Predictably, the show was sort of a mediocre mess through those first five episodes. The premise, about a secret organization that takes people as blank slates, programs in whatever personalities and skill sets their wealthy clients require, and wipes them clean again at the end of an engagement, is creepy and off-putting. And Whedon’s infatuation with his lead actress, Eliza Dushku, seems unjustified because she doesn’t seem to be quite good enough to pull off the “different personality every week” thing. And yet, once Dollhouse got beyond those first five episodes, the show took off. Overarching plotlines came into focus, the writers started to play around with and slyly undercut their basic premise, and it became clear that the Dollhouse and its creators are not necessarily the protagonists of the show. The show is intriguing on a week-to-week basis now, and if the two-part season finale lives up to the last few episodes, this is a show that definitely deserves a chance to grow and expand in a second season. Maybe the lowered expectations of its timeslot will provide that chance, but it’s not very likely.
Life, NBC — Along with Chuck, Life was the second mild freshman success of the Fall 2007 season that NBC renewed for 2008-09 but didn’t put back on the air post-Writers’ Strike. And, like Chuck, Life returned in Fall 2008 to lower ratings. Creatively, though, Damien Lewis’ offbeat cop show was at the top of its game. Charlie Crews (Lewis) is such a unique, interesting character that he makes the show worth watching. And the writers give Crews unique, left-of-center mysteries to solve while continually goosing the conspiracy that Crews has been tracking down since the show started. Who framed Crews for murder and put him in prison for 12 years, and why did they do it? That puzzle expanded this season and became clearer, but creator Rand Ravich has more up his sleeve. Really, though, the pleasure of Life is in watching Damien Lewis do his thing. Crews is the most unique cop on tv now that Vic Mackey has left the scene, and he deserves to keep solving cases. Unfortunately, NBC’s money-saving decision to cede five primetime hours a week to Jay Leno this fall has put the squeeze on shows like Life and Chuck. Hopefully character and quality will win out over pure budgetary concerns.

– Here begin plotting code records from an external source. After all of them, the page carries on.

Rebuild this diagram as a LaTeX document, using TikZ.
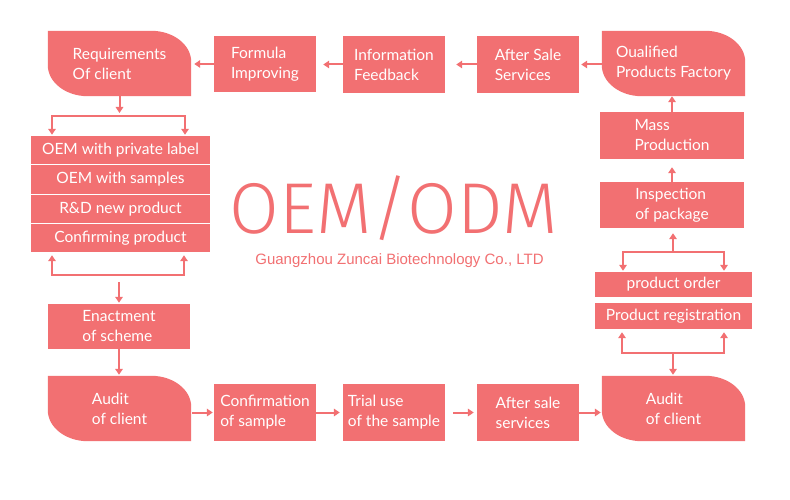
\documentclass[tikz,border=0pt]{standalone}
\usepackage{fontspec}
\setmainfont{Lato}
\newfontfamily\titlefont{Fira Sans Light}
\newfontfamily\subfont{Liberation Sans}
\usetikzlibrary{arrows.meta,calc,backgrounds}
\definecolor{pk}{RGB}{242,112,114}
\newcommand\blobfill[1]{%
  \fill[pk] (#1.north west) -- ($(#1.north east)+(-40,0)$)
    .. controls ($(#1.north east)+(-17.9,0)$) and ($(#1.north east)+(0,13.9)$) .. ($(#1.north east)+(0,31)$)
    -- (#1.south east) -- ($(#1.south west)+(40,0)$)
    .. controls ($(#1.south west)+(17.9,0)$) and ($(#1.south west)+(0,-13.9)$) .. ($(#1.south west)+(0,-31)$)
    -- cycle;}
\begin{document}
\begin{tikzpicture}[x=1pt,y=-1pt,
  txt/.style={text=white, align=left, inner sep=0pt, font=\fontsize{15.5}{20}\selectfont},
  box/.style={txt, fill=pk},
  listbox/.style={box, align=center, minimum width=179pt, minimum height=28pt},
  ln/.style={draw=pk, line width=2pt},
  arr/.style={ln, -{Triangle[length=6pt,width=7.5pt]}},
]
\useasboundingbox (0,0) rectangle (790,500);

% top row
\node[txt, minimum width=143pt, minimum height=65pt] (req) at (119.5,63.5) {Requirements\\Of client};
\node[box, minimum width=102pt, minimum height=56pt] (formula) at (265,64) {Formula\\Improving};
\node[box, minimum width=102pt, minimum height=57pt] (info) at (394,64.5) {Information\\Feedback};
\node[box, minimum width=102pt, minimum height=57pt] (after) at (528,64.5) {After Sale\\Services};
\node[txt, minimum width=143pt, minimum height=65pt] (qual) at (673.5,63.5) {Oualified\\Products Factory};

% right column
\node[box, minimum width=144pt, minimum height=47pt] (mass) at (672,135.5) {Mass\\Production};
\node[box, minimum width=144pt, minimum height=46pt] (insp) at (672,205) {Inspection\\of package};
\node[box, align=center, minimum width=157pt, minimum height=25pt] (order) at (673.5,284.5) {product order};
\node[box, align=center, minimum width=157pt, minimum height=26pt] (reg) at (673.5,316) {Product registration};

% bottom row
\node[txt, minimum width=143pt, minimum height=65pt] (audit2) at (673.5,408.5) {Audit\\of client};
\node[box, minimum width=102pt, minimum height=57pt] (after2) at (528,412.5) {After sale\\services};
\node[box, minimum width=102pt, minimum height=57pt] (trial) at (394,412.5) {Trial use\\of the sample};
\node[box, minimum width=102pt, minimum height=57pt] (confirm) at (265,412.5) {Confirmation\\of sample};
\node[txt, minimum width=143pt, minimum height=65pt] (audit1) at (119.5,408.5) {Audit\\of client};

% left column
\node[box, minimum width=142pt, minimum height=45pt] (enact) at (119,326.5) {Enactment\\of scheme};
\node[listbox] (l1) at (120.5,150) {OEM with private label};
\node[listbox] (l2) at (120.5,179.5) {OEM with samples};
\node[listbox] (l3) at (120.5,209) {R\&D new product};
\node[listbox] (l4) at (120.5,238) {Confirming product};

% title
\node[anchor=base, inner sep=0pt, text=pk, font=\titlefont\fontsize{72}{72}\selectfont] (title) at (394,233) {OEM/ODM};
\node[anchor=base, inner sep=0pt, text=pk, font=\subfont\fontsize{15}{15}\selectfont] (sub) at (399.5,264) {Guangzhou Zuncai Biotechnology Co., LTD};

\begin{pgfonlayer}{background}
  \fill[white] (0,0) rectangle (790,500);
  \blobfill{req}
  \blobfill{qual}
  \blobfill{audit1}
  \blobfill{audit2}
\end{pgfonlayer}

% top row arrows
\draw[arr, shorten >=3pt] (formula.west) -- (formula.west -| req.east);
\draw[arr, shorten >=7pt] (info.west) -- (info.west -| formula.east);
\draw[arr, shorten >=11pt] (after.west) -- (after.west -| info.east);
\draw[arr, shorten >=2pt] (qual.west |- after.west) -- (after.east);

% right column arrows
\draw[arr] (mass.north) -- (mass.north |- qual.south);
\draw[arr, shorten >=8pt] (insp.north) -- (mass.south);
\coordinate (rt) at (673,252);
\coordinate (rtl) at (623,252);
\coordinate (rtr) at (724,252);
\draw[arr, shorten >=5pt] (rt) -- (rt |- insp.south);
\draw[arr, shorten >=1pt] (rtr) -- (rtl) -- (rtl |- order.north);
\draw[arr, shorten >=1pt] (rtl) -- (rtr) -- (rtr |- order.north);
\coordinate (rb) at (673,353);
\coordinate (rbl) at (622,353);
\coordinate (rbr) at (724,353);
\draw[arr, shorten >=3pt] (rbr) -- (rbl) -- (rbl |- reg.south);
\draw[arr, shorten >=3pt] (rbl) -- (rbr) -- (rbr |- reg.south);
\draw[arr, shorten >=1pt] (rb) -- (rb |- audit2.north);

% bottom row arrows
\draw[arr, shorten >=1pt] (after2.east) -- (after2.east -| audit2.west);
\draw[arr, shorten <=8pt, shorten >=3pt] (trial.east) -- (after2.west);
\draw[arr, shorten >=3pt] (confirm.east) -- (trial.west);
\draw[arr, shorten <=1pt, shorten >=1pt] (audit1.east |- confirm.west) -- (confirm.west);

% left column arrows
\draw[arr, shorten >=1pt] (enact.south) -- (enact.south |- audit1.north);
\coordinate (d1) at (119,282);
\draw[arr, shorten >=1pt] (d1) -- (d1 |- enact.north);
\coordinate (bl) at (52,275);
\coordinate (br) at (184,275);
\draw[arr, shorten >=3pt] (br) -- (bl) -- (bl |- l4.south);
\draw[arr, shorten >=3pt] (bl) -- (br) -- (br |- l4.south);
\coordinate (tl) at (52,116);
\coordinate (tr) at (185,116);
\draw[arr, shorten >=3pt] (req.south) -- (req.south |- tl);
\draw[arr, shorten >=1pt] (tr) -- (tl) -- (tl |- l1.north);
\draw[arr, shorten >=1pt] (tl) -- (tr) -- (tr |- l1.north);
\end{tikzpicture}
\end{document}
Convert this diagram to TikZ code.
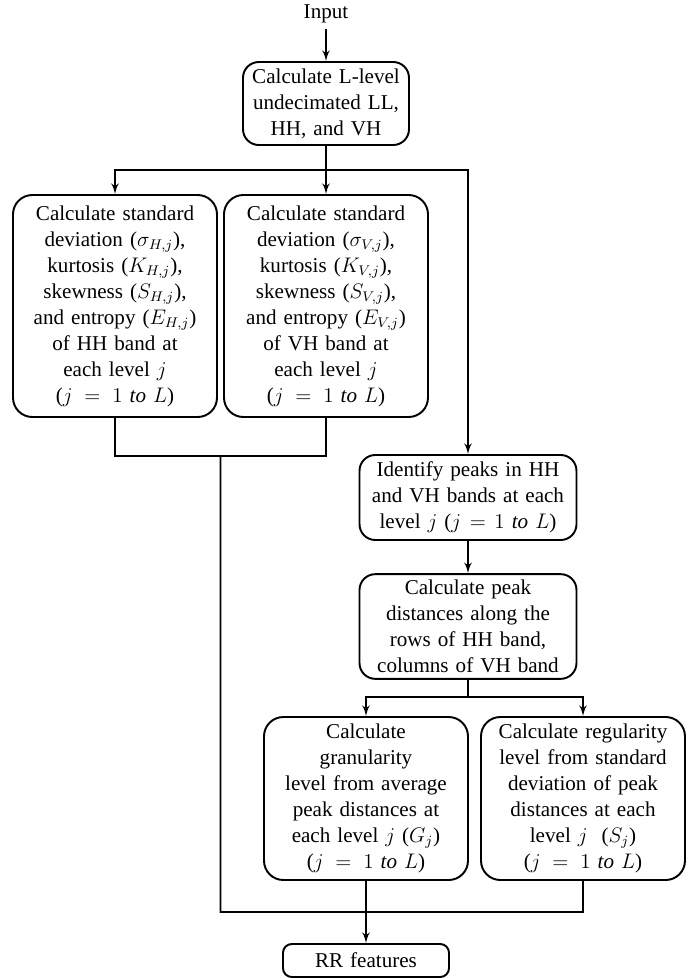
\documentclass[tikz,border=0pt]{standalone}
\usepackage{amsmath}
\usepackage{fontspec}
\setmainfont{Liberation Serif}
\usepackage{tikz}
\usetikzlibrary{shapes,arrows}
\tikzstyle{block} = [draw, line width=1.1pt, rectangle, rounded corners=9pt, align=center,
    inner xsep=0pt, font=\fontsize{12}{14.8}\selectfont]
\tikzstyle{bigblock} = [block, text width=4.08cm, rounded corners=11pt]
\tikzstyle{line} = [draw, line width=1.1pt]

\begin{document}
\begin{tikzpicture}[auto, node distance=2cm,>=latex']
    \useasboundingbox (0,0) rectangle (13.8,-19.56);
    \node [font=\fontsize{12}{14.8}\selectfont] (input) at (6.52,-0.28) {Input};
    \node [block, below of=input, node distance=1.79cm, text width=3.32cm, minimum height=1.66cm] (calcBands) {Calculate L-level\\undecimated LL,\\HH, and VH};
    \draw [line,->] (input) -- (calcBands);
    \node [bigblock, below of=calcBands, node distance=4.05cm, minimum height=4.44cm] (vhStats) {Calculate standard\\deviation ($\sigma_{V,j}$),\\kurtosis ($K_{V,j}$),\\skewness ($S_{V,j}$),\\and entropy ($E_{V,j}$)\\of VH band at\\each level $j$\\($j = 1\ \mathit{to}\ L$)};
    \node [bigblock, left of=vhStats, node distance=4.22cm, minimum height=4.44cm] (hhStats) {Calculate standard\\deviation ($\sigma_{H,j}$),\\kurtosis ($K_{H,j}$),\\skewness ($S_{H,j}$),\\and entropy ($E_{H,j}$)\\of HH band at\\each level $j$\\($j = 1\ \mathit{to}\ L$)};
    \node [block, below of=vhStats, node distance=3.83cm, xshift=2.84cm, text width=4.34cm, minimum height=1.7cm] (findPeaks) {Identify peaks in HH\\and VH bands at each\\level $j$ ($j = 1\ \mathit{to}\ L$)};
    \coordinate [below of=calcBands, node distance=1.33cm] (split1);
    \draw [line] (calcBands) -- (split1);
    \draw [line,->] (split1) -| (hhStats);
    \draw [line,->] (split1) -- (vhStats);
    \draw [line,->] (split1) -| (findPeaks);
    \node [block, below of=findPeaks, node distance=2.58cm, text width=4.34cm, minimum height=2.02cm] (peakDist) {Calculate peak\\distances along the\\rows of HH band,\\columns of VH band};
    \draw [line,->] (findPeaks) -- (peakDist);
    \node [bigblock, below of=peakDist, node distance=3.44cm, xshift=-2.04cm, minimum height=3.26cm] (granularity) {Calculate\\granularity\\level from average\\peak distances at\\each level $j$ ($G_j$)\\($j = 1\ \mathit{to}\ L$)};
    \node [bigblock, right of=granularity, node distance=4.34cm, minimum height=3.26cm] (regularity) {Calculate regularity\\level from standard\\deviation of peak\\distances at each\\level $j$ \ ($S_j$)\\($j = 1\ \mathit{to}\ L$)};
    \coordinate [below of=peakDist, node distance=1.41cm] (split2);
    \draw [line] (peakDist) -- (split2);
    \draw [line,->] (split2) -| (granularity);
    \draw [line,->] (split2) -| (regularity);
    \node [block, below of=granularity, node distance=3.24cm, text width=3.32cm, minimum height=0.66cm, rounded corners=5pt] (rrFeatures) {RR features};
    \draw [line,->] (granularity) -- (rrFeatures);
    % merge of the statistics branch
    \coordinate [below of=hhStats, node distance=3.0cm] (hhEnd);
    \coordinate [below of=vhStats, node distance=3.0cm] (vhEnd);
    \coordinate [right of=hhEnd, node distance=2.11cm] (merge);
    \coordinate [below of=merge, node distance=9.12cm] (mergeEnd);
    \coordinate [below of=regularity, node distance=2.27cm] (regEnd);
    \draw [line] (hhStats) -- (hhEnd) -- (vhEnd) -- (vhStats);
    \draw [line] (merge) -- (mergeEnd) -- (regEnd) -- (regularity);
\end{tikzpicture}
\end{document}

Terminator: The Sarah Connor Chronicles, Fox — I’m of two minds on this one. When Sarah Connor is on its game, as it was for most of the second season, it’s a crackling good action show with tough-minded heroes making difficult choices. But sometimes, the show slows things down and inevitably it drags during these episodes. It’s clear that quiet and contemplative is not Sarah Connor’s strong suit. The way the show has played with the concepts of the Terminator universe and time travel is very interesting, especially considering that each of James Cameron’s films and the ignored-by-the-show third movie all say slightly different things about how the time travel works. This inconsistency has allowed The Sarah Connor Chronicles to posit some very intriguing ideas about alternate futures and how much our heroes can change them, and whether the time travelers from the future are actually coming from different timelines back to a single, present-day time. It’s heady stuff for an action show, and worthy of further exploration. However, with the way the second season ended, it seems like the writers have put themselves in a corner. I’d actually be pretty okay with the series being left right there, but I’m also curious to see how they’d get themselves out of that corner.
Honorable Mention:
Reaper, The CW — I’ve only watched the first three episodes of season 2 of Reaper so far, and the reason for that is a noticeable drop in quality and overall fun from the first season. So it sits on my DVR, essentially in last place among the shows I like. Hopefully it has been getting better as the season has progressed, but I probably won’t catch up until the end of May or so. Still, I was happy, so very happy, last season when the show got renewed by The CW. And I think the show has a ton of potential that it was finally starting to realize in the last 1/3 of the first season. But Tyler Labine (Sock) has signed on to a pilot for next year and show creators Michelle Fazekas and Tara Butters have a deal in place at Fox to develop a new show. If the series’ stars and creators can’t be bothered to fight for their show, is it really worth the effort for fans to mount a rescue campaign? It sounds like they’ve already moved on, and that’s sad because Reaper often managed to be hilarious and interesting and the show is worth saving.